══ Source data ══

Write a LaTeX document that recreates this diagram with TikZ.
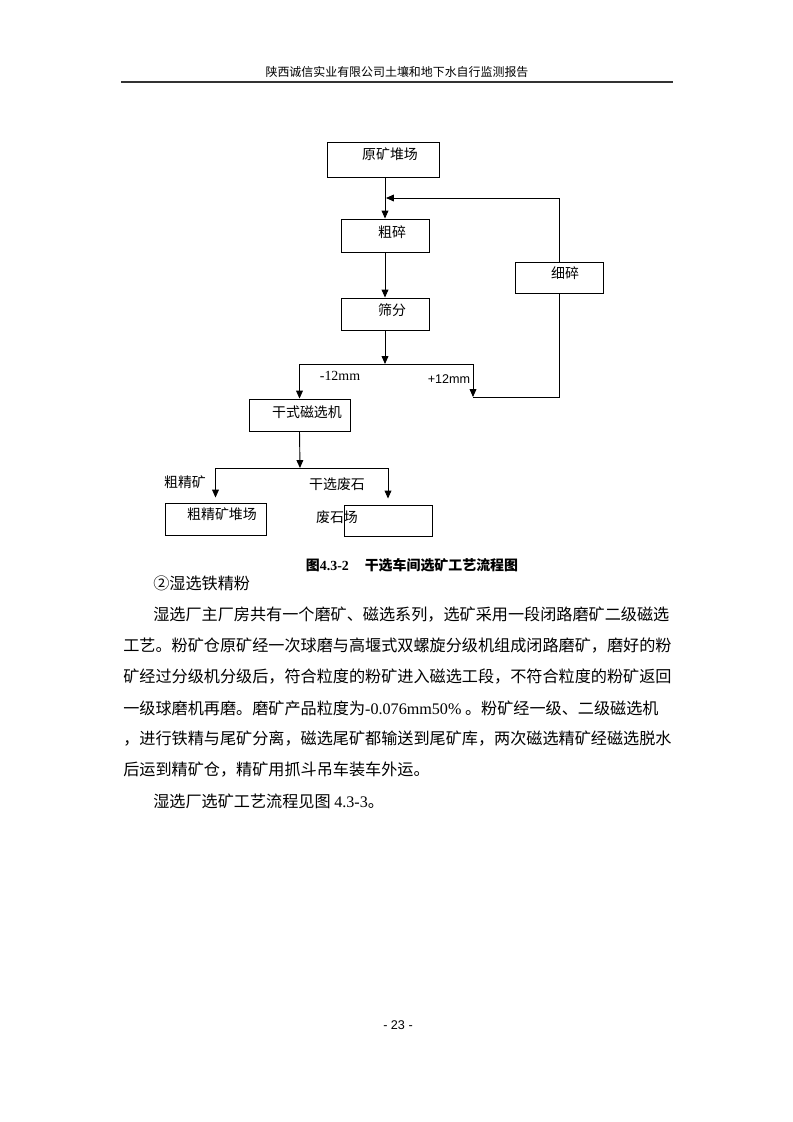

═══
══ Source data ══

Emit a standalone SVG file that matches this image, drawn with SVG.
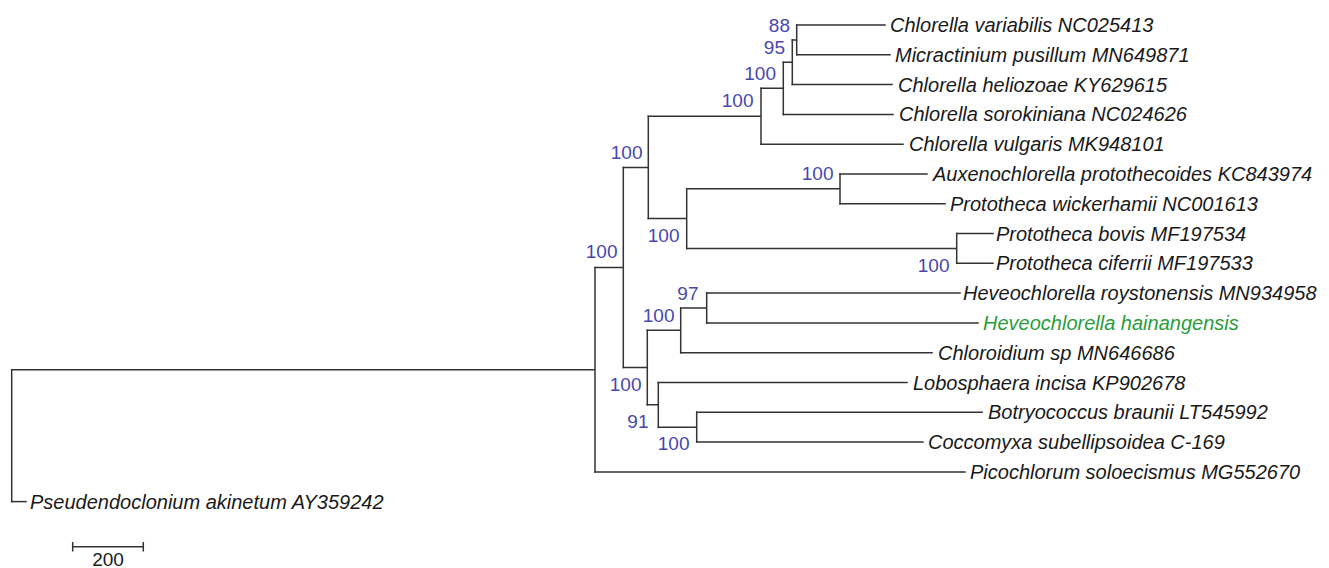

═══
══ Source data ══

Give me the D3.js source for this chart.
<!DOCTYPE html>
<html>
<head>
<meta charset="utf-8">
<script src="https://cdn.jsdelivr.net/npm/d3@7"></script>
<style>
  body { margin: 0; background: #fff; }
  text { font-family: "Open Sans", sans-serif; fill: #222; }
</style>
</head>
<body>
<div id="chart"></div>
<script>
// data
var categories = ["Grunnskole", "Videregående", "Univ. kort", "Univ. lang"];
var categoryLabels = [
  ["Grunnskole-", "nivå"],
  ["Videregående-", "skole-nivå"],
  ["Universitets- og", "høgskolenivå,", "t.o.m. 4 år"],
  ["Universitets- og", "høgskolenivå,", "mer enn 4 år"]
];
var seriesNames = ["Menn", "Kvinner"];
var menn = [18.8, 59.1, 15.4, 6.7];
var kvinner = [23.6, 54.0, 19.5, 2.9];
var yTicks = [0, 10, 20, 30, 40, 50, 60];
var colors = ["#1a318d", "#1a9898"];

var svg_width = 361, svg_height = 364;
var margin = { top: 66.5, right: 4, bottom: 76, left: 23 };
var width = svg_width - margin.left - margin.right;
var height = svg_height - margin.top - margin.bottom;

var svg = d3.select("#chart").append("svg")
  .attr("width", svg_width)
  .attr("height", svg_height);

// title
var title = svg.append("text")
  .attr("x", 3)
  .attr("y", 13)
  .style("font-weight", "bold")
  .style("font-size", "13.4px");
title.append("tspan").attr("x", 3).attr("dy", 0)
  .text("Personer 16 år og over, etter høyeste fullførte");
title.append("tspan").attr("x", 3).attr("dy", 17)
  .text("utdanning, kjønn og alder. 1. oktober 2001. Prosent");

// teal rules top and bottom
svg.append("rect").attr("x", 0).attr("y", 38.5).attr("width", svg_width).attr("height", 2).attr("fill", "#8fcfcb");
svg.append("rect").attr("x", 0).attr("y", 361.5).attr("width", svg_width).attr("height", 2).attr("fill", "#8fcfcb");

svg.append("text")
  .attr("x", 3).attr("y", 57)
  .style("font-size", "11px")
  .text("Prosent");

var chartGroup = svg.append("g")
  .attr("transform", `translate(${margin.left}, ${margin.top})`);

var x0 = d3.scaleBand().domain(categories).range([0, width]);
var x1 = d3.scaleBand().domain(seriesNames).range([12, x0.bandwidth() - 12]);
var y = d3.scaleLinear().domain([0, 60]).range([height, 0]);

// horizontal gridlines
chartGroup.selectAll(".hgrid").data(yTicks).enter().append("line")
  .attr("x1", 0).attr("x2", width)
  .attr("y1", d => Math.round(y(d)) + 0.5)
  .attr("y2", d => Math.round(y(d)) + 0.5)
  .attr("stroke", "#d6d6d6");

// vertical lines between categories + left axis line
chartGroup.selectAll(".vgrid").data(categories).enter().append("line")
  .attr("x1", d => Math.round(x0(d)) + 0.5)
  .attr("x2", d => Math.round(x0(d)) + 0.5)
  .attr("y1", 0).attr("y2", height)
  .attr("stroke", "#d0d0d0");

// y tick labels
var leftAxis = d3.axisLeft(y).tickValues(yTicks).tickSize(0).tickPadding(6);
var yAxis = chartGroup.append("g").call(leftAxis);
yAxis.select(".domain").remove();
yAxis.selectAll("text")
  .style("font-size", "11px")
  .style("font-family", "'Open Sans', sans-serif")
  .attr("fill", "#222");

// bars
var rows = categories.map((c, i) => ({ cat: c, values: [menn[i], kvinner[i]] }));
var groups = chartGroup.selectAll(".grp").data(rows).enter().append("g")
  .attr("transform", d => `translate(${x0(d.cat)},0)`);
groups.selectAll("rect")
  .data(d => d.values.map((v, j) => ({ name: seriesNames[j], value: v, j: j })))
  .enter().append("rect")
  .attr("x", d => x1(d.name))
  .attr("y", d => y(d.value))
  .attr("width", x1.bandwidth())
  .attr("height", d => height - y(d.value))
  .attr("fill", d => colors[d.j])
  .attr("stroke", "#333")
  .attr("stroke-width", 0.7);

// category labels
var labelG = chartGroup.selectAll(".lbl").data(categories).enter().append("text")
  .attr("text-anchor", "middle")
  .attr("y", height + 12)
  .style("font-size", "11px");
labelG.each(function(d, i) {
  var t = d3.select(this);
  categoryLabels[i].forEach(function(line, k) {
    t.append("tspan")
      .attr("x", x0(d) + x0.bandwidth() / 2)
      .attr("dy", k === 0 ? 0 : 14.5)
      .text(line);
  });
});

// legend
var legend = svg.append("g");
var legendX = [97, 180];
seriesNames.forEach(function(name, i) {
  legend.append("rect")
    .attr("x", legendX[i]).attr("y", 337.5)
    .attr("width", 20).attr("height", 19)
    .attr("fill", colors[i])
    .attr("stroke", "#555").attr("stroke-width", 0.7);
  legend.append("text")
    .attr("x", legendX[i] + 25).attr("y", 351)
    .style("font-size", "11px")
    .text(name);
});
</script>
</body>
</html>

═══

- _Aim_
State how many lines of the listing above include the word "with". Give nothing but the number.

- _Finished answer_
2